First published in The Times, Tuesday May 24 2016
Four Stars
To say that Roger Casement was a complex and paradoxical figure is something of an understatement. A Protestant, born to an Anglo-Irish family, he worked as a diplomat for the British government, receiving a knighthood. Yet he is remembered today as the revolutionary Irish nationalist who attempted to enlist German military aid for the 1916 Easter Uprising.
“I have developed a number of voices,” acknowledges Casement (Benny Young) at the outset of Peter Arnott’s play, which invites us to chew over such intricacies of identity as well as oppression in its many forms, political action and responsibility. Rather than attempting to illuminate his protagonist in monologue form, Arnott gains a more satisfying purchase on his historical research by dramatising Casement’s initial interview at Scotland Yard, following his arrest in Co Kerry three days before the uprising.
Pic: John Johnston
The slow-building tension of these scenes of interrogation reveals much about attitudes on both sides of the legal and political divide.
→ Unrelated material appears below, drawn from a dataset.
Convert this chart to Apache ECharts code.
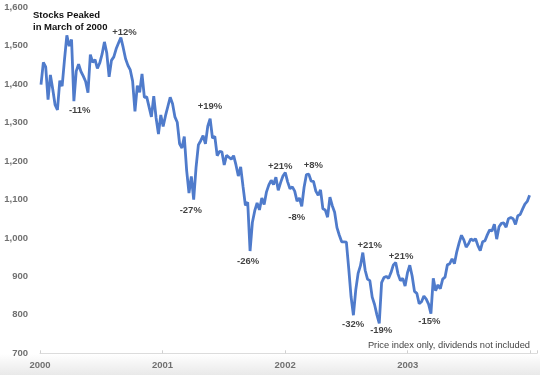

Casement gradually opens up about his distrust of imperialism, forged during his pioneering investigations into forced labour and human rights atrocities in colonial Africa.
Facing him across the interview table is the cool and measured Captain Hall (Stephen Clyde), who at first appears inclined to offer his celebrated prisoner an escape from the hangman’s noose with a plea bargain. Hall’s dismissal of Irish nationalists as “children” inadvertently chimes with Casement’s objection to the infantilism and debasement of colonised peoples. “We don’t exist for you except when we’re dangerous,” he protests.
Pic: John Johnston
What rouses Hall to violence (and what appears to have done for Casement, who was executed for high treason) is the discovery of a diary detailing the captive’s sexual encounters, real or imaginary, with young men. Hall’s anger at Casement’s opposition to Britain and her empire is aggravated by disgust at what he sees as the man’s betrayal of his sex. To contemporary eyes, of course, Casement’s reluctance to suppress either aspect of his disposition is what makes him heroic.
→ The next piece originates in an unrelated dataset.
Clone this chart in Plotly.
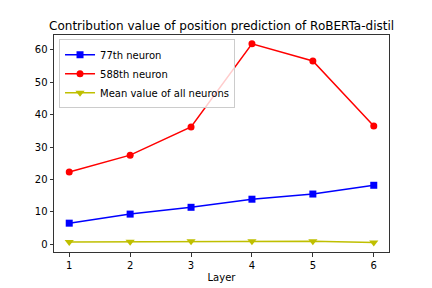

As befits the complexities of his subject, Arnott’s play is a dense piece of writing that occasionally labours under the weight of its historical backstory. After a hesitant opening the piece gains levity in Andy Arnold’s production (part of the Tron’s Mayfesto season) from scenes of flashback to Casement’s arrest, recollections of his time in Africa, video footage of the uprising and ironic references to Scotland’s own quest for a settled identity. The final encounter between Casement and his inquisitor is particularly effectively staged, with both actors responding expertly to the nuances of the writing.